DATA SHOWN
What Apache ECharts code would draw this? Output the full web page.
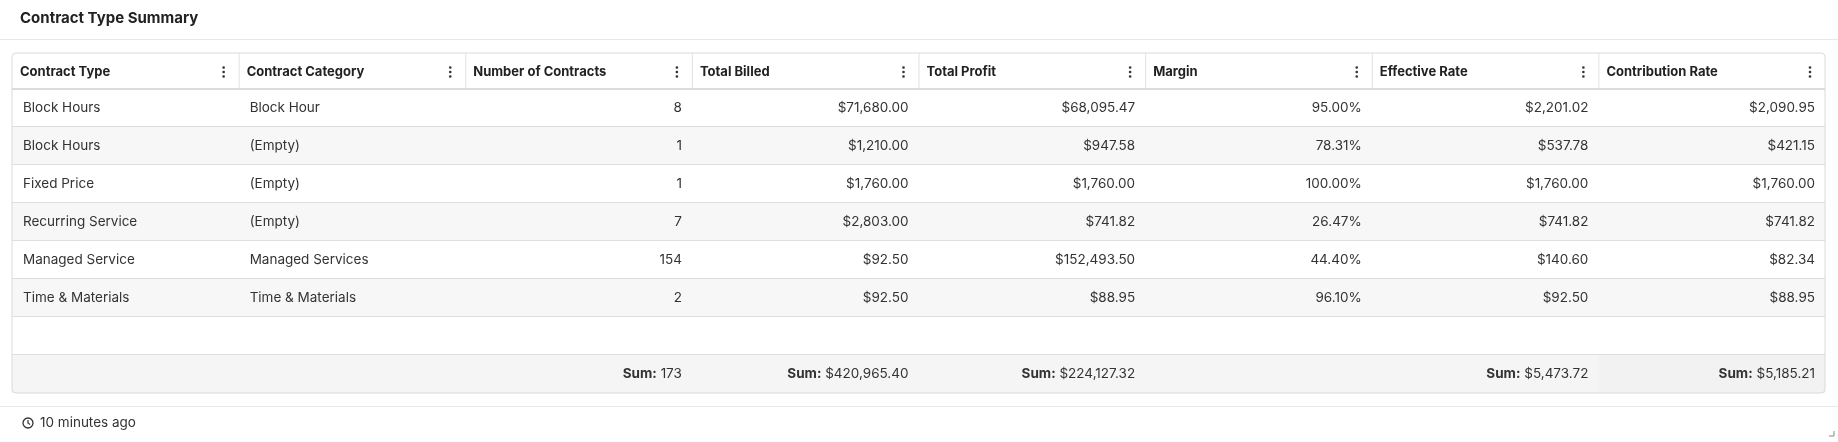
<!DOCTYPE html>
<html>
<head>
<meta charset="utf-8">
<script src="https://cdn.jsdelivr.net/npm/echarts@6/dist/echarts.min.js"></script>
<style>
  html, body { margin: 0; padding: 0; background: #fff; }
  #main { width: 1838px; height: 442px; }
</style>
</head>
<body>
<div id="main"></div>
<script>
// table data
var headers = ['Contract Type', 'Contract Category', 'Number of Contracts', 'Total Billed', 'Total Profit', 'Margin', 'Effective Rate', 'Contribution Rate'];
var contractTypes = ['Block Hours', 'Block Hours', 'Fixed Price', 'Recurring Service', 'Managed Service', 'Time & Materials'];
var contractCategories = ['Block Hour', '(Empty)', '(Empty)', '(Empty)', 'Managed Services', 'Time & Materials'];
var numContracts = ['8', '1', '1', '7', '154', '2'];
var totalBilled = ['$71,680.00', '$1,210.00', '$1,760.00', '$2,803.00', '$92.50', '$92.50'];
var totalProfit = ['$68,095.47', '$947.58', '$1,760.00', '$741.82', '$152,493.50', '$88.95'];
var margin = ['95.00%', '78.31%', '100.00%', '26.47%', '44.40%', '96.10%'];
var effectiveRate = ['$2,201.02', '$537.78', '$1,760.00', '$741.82', '$140.60', '$92.50'];
var contributionRate = ['$2,090.95', '$421.15', '$1,760.00', '$741.82', '$82.34', '$88.95'];
var sums = ['', '', '173', '$420,965.40', '$224,127.32', '', '$5,473.72', '$5,185.21'];

var columns = [contractTypes, contractCategories, numContracts, totalBilled, totalProfit, margin, effectiveRate, contributionRate];
var rightAlign = [false, false, true, true, true, true, true, true];

var tableLeft = 12, tableRight = 1825, tableTop = 53;
var headH = 36, rowH = 38;
var colW = (tableRight - tableLeft) / headers.length;
var font = 'Inter, "Noto Sans", sans-serif';

var els = [];

// title
els.push({ type: 'text', left: 20, top: 11, style: { text: 'Contract Type Summary', font: 'bold 15px ' + font, fill: '#222' } });
els.push({ type: 'rect', shape: { x: 0, y: 39, width: 1838, height: 1 }, style: { fill: '#e8e8e8' } });

var nRows = contractTypes.length;
var emptyTop = tableTop + headH + nRows * rowH;
var sumTop = emptyTop + rowH;
var tableBottom = sumTop + rowH;

// row backgrounds
for (var r = 0; r < nRows; r++) {
    var y = tableTop + headH + r * rowH;
    els.push({ type: 'rect', shape: { x: tableLeft, y: y, width: tableRight - tableLeft, height: rowH }, style: { fill: r % 2 ? '#f7f7f7' : '#fff' } });
    els.push({ type: 'rect', shape: { x: tableLeft, y: y + rowH - 1, width: tableRight - tableLeft, height: 1 }, style: { fill: '#dedede' } });
}
els.push({ type: 'rect', shape: { x: tableLeft, y: emptyTop + rowH - 1, width: tableRight - tableLeft, height: 1 }, style: { fill: '#dedede' } });
els.push({ type: 'rect', shape: { x: tableLeft, y: sumTop, width: tableRight - tableLeft, height: rowH }, style: { fill: '#f5f5f5' } });
els.push({ type: 'rect', shape: { x: tableLeft + 7 * colW, y: sumTop, width: colW, height: rowH }, style: { fill: '#f2f2f2' } });

// header line
els.push({ type: 'rect', shape: { x: tableLeft, y: tableTop + headH - 1, width: tableRight - tableLeft, height: 2 }, style: { fill: '#dcdcdc' } });

// outer border
els.push({ type: 'rect', shape: { x: tableLeft, y: tableTop, width: tableRight - tableLeft, height: tableBottom - tableTop, r: 4 }, style: { fill: 'none', stroke: '#dadada', lineWidth: 1 } });

// header cells
for (var c = 0; c < headers.length; c++) {
    var x0 = tableLeft + c * colW;
    if (c > 0) els.push({ type: 'rect', shape: { x: x0, y: tableTop, width: 1, height: headH }, style: { fill: '#e2e2e2' } });
    els.push({ type: 'text', x: x0 + 8, y: tableTop + headH / 2 + 1, style: { text: headers[c], font: 'bold 13px ' + font, fill: '#222', verticalAlign: 'middle' } });
    for (var d = -1; d <= 1; d++) {
        els.push({ type: 'circle', shape: { cx: x0 + colW - 15, cy: tableTop + headH / 2 + 1 + d * 4.5, r: 1.3 }, style: { fill: '#333' } });
    }
    var col = columns[c];
    for (var r2 = 0; r2 < col.length; r2++) {
        var cy = tableTop + headH + r2 * rowH + rowH / 2;
        els.push({ type: 'text', x: rightAlign[c] ? x0 + colW - 10 : x0 + 11, y: cy, style: { text: col[r2], font: '13.5px ' + font, fill: '#333', align: rightAlign[c] ? 'right' : 'left', verticalAlign: 'middle' } });
    }
    if (sums[c]) {
        els.push({ type: 'text', x: x0 + colW - 10, y: sumTop + rowH / 2, style: { text: '{b|Sum:} ' + sums[c], font: '13.5px ' + font, fill: '#333', align: 'right', verticalAlign: 'middle', rich: { b: { font: 'bold 13.5px ' + font, fill: '#333' } } } });
    }
}

// footer
els.push({ type: 'rect', shape: { x: 0, y: 406, width: 1838, height: 1 }, style: { fill: '#e8e8e8' } });
els.push({ type: 'circle', shape: { cx: 28, cy: 423, r: 5 }, style: { fill: 'none', stroke: '#333', lineWidth: 1.3 } });
els.push({ type: 'polyline', shape: { points: [[28, 420], [28, 423], [30, 424.5]] }, style: { stroke: '#333', lineWidth: 1.2, fill: 'none' } });
els.push({ type: 'text', x: 40, y: 423, style: { text: '10 minutes ago', font: '13.5px ' + font, fill: '#333', verticalAlign: 'middle' } });
els.push({ type: 'polyline', shape: { points: [[1829, 436], [1834, 436], [1834, 431]] }, style: { stroke: '#888', lineWidth: 1, fill: 'none' } });

var chart = echarts.init(document.getElementById('main'));
chart.setOption({ animation: false, graphic: { elements: els } });
</script>
</body>
</html>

WRITTEN REQUEST
The pictures should not be reproduced; quote all of the other material exactly.

EXPECTED OUTPUT
What Apache ECharts code would draw this? Output the full web page.
<!DOCTYPE html>
<html>
<head>
<meta charset="utf-8">
<script src="https://cdn.jsdelivr.net/npm/echarts@6/dist/echarts.min.js"></script>
<style>
  html, body { margin: 0; padding: 0; background: #fff; }
  #main { width: 1838px; height: 442px; }
</style>
</head>
<body>
<div id="main"></div>
<script>
// table data
var headers = ['Contract Type', 'Contract Category', 'Number of Contracts', 'Total Billed', 'Total Profit', 'Margin', 'Effective Rate', 'Contribution Rate'];
var contractTypes = ['Block Hours', 'Block Hours', 'Fixed Price', 'Recurring Service', 'Managed Service', 'Time & Materials'];
var contractCategories = ['Block Hour', '(Empty)', '(Empty)', '(Empty)', 'Managed Services', 'Time & Materials'];
var numContracts = ['8', '1', '1', '7', '154', '2'];
var totalBilled = ['$71,680.00', '$1,210.00', '$1,760.00', '$2,803.00', '$92.50', '$92.50'];
var totalProfit = ['$68,095.47', '$947.58', '$1,760.00', '$741.82', '$152,493.50', '$88.95'];
var margin = ['95.00%', '78.31%', '100.00%', '26.47%', '44.40%', '96.10%'];
var effectiveRate = ['$2,201.02', '$537.78', '$1,760.00', '$741.82', '$140.60', '$92.50'];
var contributionRate = ['$2,090.95', '$421.15', '$1,760.00', '$741.82', '$82.34', '$88.95'];
var sums = ['', '', '173', '$420,965.40', '$224,127.32', '', '$5,473.72', '$5,185.21'];

var columns = [contractTypes, contractCategories, numContracts, totalBilled, totalProfit, margin, effectiveRate, contributionRate];
var rightAlign = [false, false, true, true, true, true, true, true];

var tableLeft = 12, tableRight = 1825, tableTop = 53;
var headH = 36, rowH = 38;
var colW = (tableRight - tableLeft) / headers.length;
var font = 'Inter, "Noto Sans", sans-serif';

var els = [];

// title
els.push({ type: 'text', left: 20, top: 11, style: { text: 'Contract Type Summary', font: 'bold 15px ' + font, fill: '#222' } });
els.push({ type: 'rect', shape: { x: 0, y: 39, width: 1838, height: 1 }, style: { fill: '#e8e8e8' } });

var nRows = contractTypes.length;
var emptyTop = tableTop + headH + nRows * rowH;
var sumTop = emptyTop + rowH;
var tableBottom = sumTop + rowH;

// row backgrounds
for (var r = 0; r < nRows; r++) {
    var y = tableTop + headH + r * rowH;
    els.push({ type: 'rect', shape: { x: tableLeft, y: y, width: tableRight - tableLeft, height: rowH }, style: { fill: r % 2 ? '#f7f7f7' : '#fff' } });
    els.push({ type: 'rect', shape: { x: tableLeft, y: y + rowH - 1, width: tableRight - tableLeft, height: 1 }, style: { fill: '#dedede' } });
}
els.push({ type: 'rect', shape: { x: tableLeft, y: emptyTop + rowH - 1, width: tableRight - tableLeft, height: 1 }, style: { fill: '#dedede' } });
els.push({ type: 'rect', shape: { x: tableLeft, y: sumTop, width: tableRight - tableLeft, height: rowH }, style: { fill: '#f5f5f5' } });
els.push({ type: 'rect', shape: { x: tableLeft + 7 * colW, y: sumTop, width: colW, height: rowH }, style: { fill: '#f2f2f2' } });

// header line
els.push({ type: 'rect', shape: { x: tableLeft, y: tableTop + headH - 1, width: tableRight - tableLeft, height: 2 }, style: { fill: '#dcdcdc' } });

// outer border
els.push({ type: 'rect', shape: { x: tableLeft, y: tableTop, width: tableRight - tableLeft, height: tableBottom - tableTop, r: 4 }, style: { fill: 'none', stroke: '#dadada', lineWidth: 1 } });

// header cells
for (var c = 0; c < headers.length; c++) {
    var x0 = tableLeft + c * colW;
    if (c > 0) els.push({ type: 'rect', shape: { x: x0, y: tableTop, width: 1, height: headH }, style: { fill: '#e2e2e2' } });
    els.push({ type: 'text', x: x0 + 8, y: tableTop + headH / 2 + 1, style: { text: headers[c], font: 'bold 13px ' + font, fill: '#222', verticalAlign: 'middle' } });
    for (var d = -1; d <= 1; d++) {
        els.push({ type: 'circle', shape: { cx: x0 + colW - 15, cy: tableTop + headH / 2 + 1 + d * 4.5, r: 1.3 }, style: { fill: '#333' } });
    }
    var col = columns[c];
    for (var r2 = 0; r2 < col.length; r2++) {
        var cy = tableTop + headH + r2 * rowH + rowH / 2;
        els.push({ type: 'text', x: rightAlign[c] ? x0 + colW - 10 : x0 + 11, y: cy, style: { text: col[r2], font: '13.5px ' + font, fill: '#333', align: rightAlign[c] ? 'right' : 'left', verticalAlign: 'middle' } });
    }
    if (sums[c]) {
        els.push({ type: 'text', x: x0 + colW - 10, y: sumTop + rowH / 2, style: { text: '{b|Sum:} ' + sums[c], font: '13.5px ' + font, fill: '#333', align: 'right', verticalAlign: 'middle', rich: { b: { font: 'bold 13.5px ' + font, fill: '#333' } } } });
    }
}

// footer
els.push({ type: 'rect', shape: { x: 0, y: 406, width: 1838, height: 1 }, style: { fill: '#e8e8e8' } });
els.push({ type: 'circle', shape: { cx: 28, cy: 423, r: 5 }, style: { fill: 'none', stroke: '#333', lineWidth: 1.3 } });
els.push({ type: 'polyline', shape: { points: [[28, 420], [28, 423], [30, 424.5]] }, style: { stroke: '#333', lineWidth: 1.2, fill: 'none' } });
els.push({ type: 'text', x: 40, y: 423, style: { text: '10 minutes ago', font: '13.5px ' + font, fill: '#333', verticalAlign: 'middle' } });
els.push({ type: 'polyline', shape: { points: [[1829, 436], [1834, 436], [1834, 431]] }, style: { stroke: '#888', lineWidth: 1, fill: 'none' } });

var chart = echarts.init(document.getElementById('main'));
chart.setOption({ animation: false, graphic: { elements: els } });
</script>
</body>
</html>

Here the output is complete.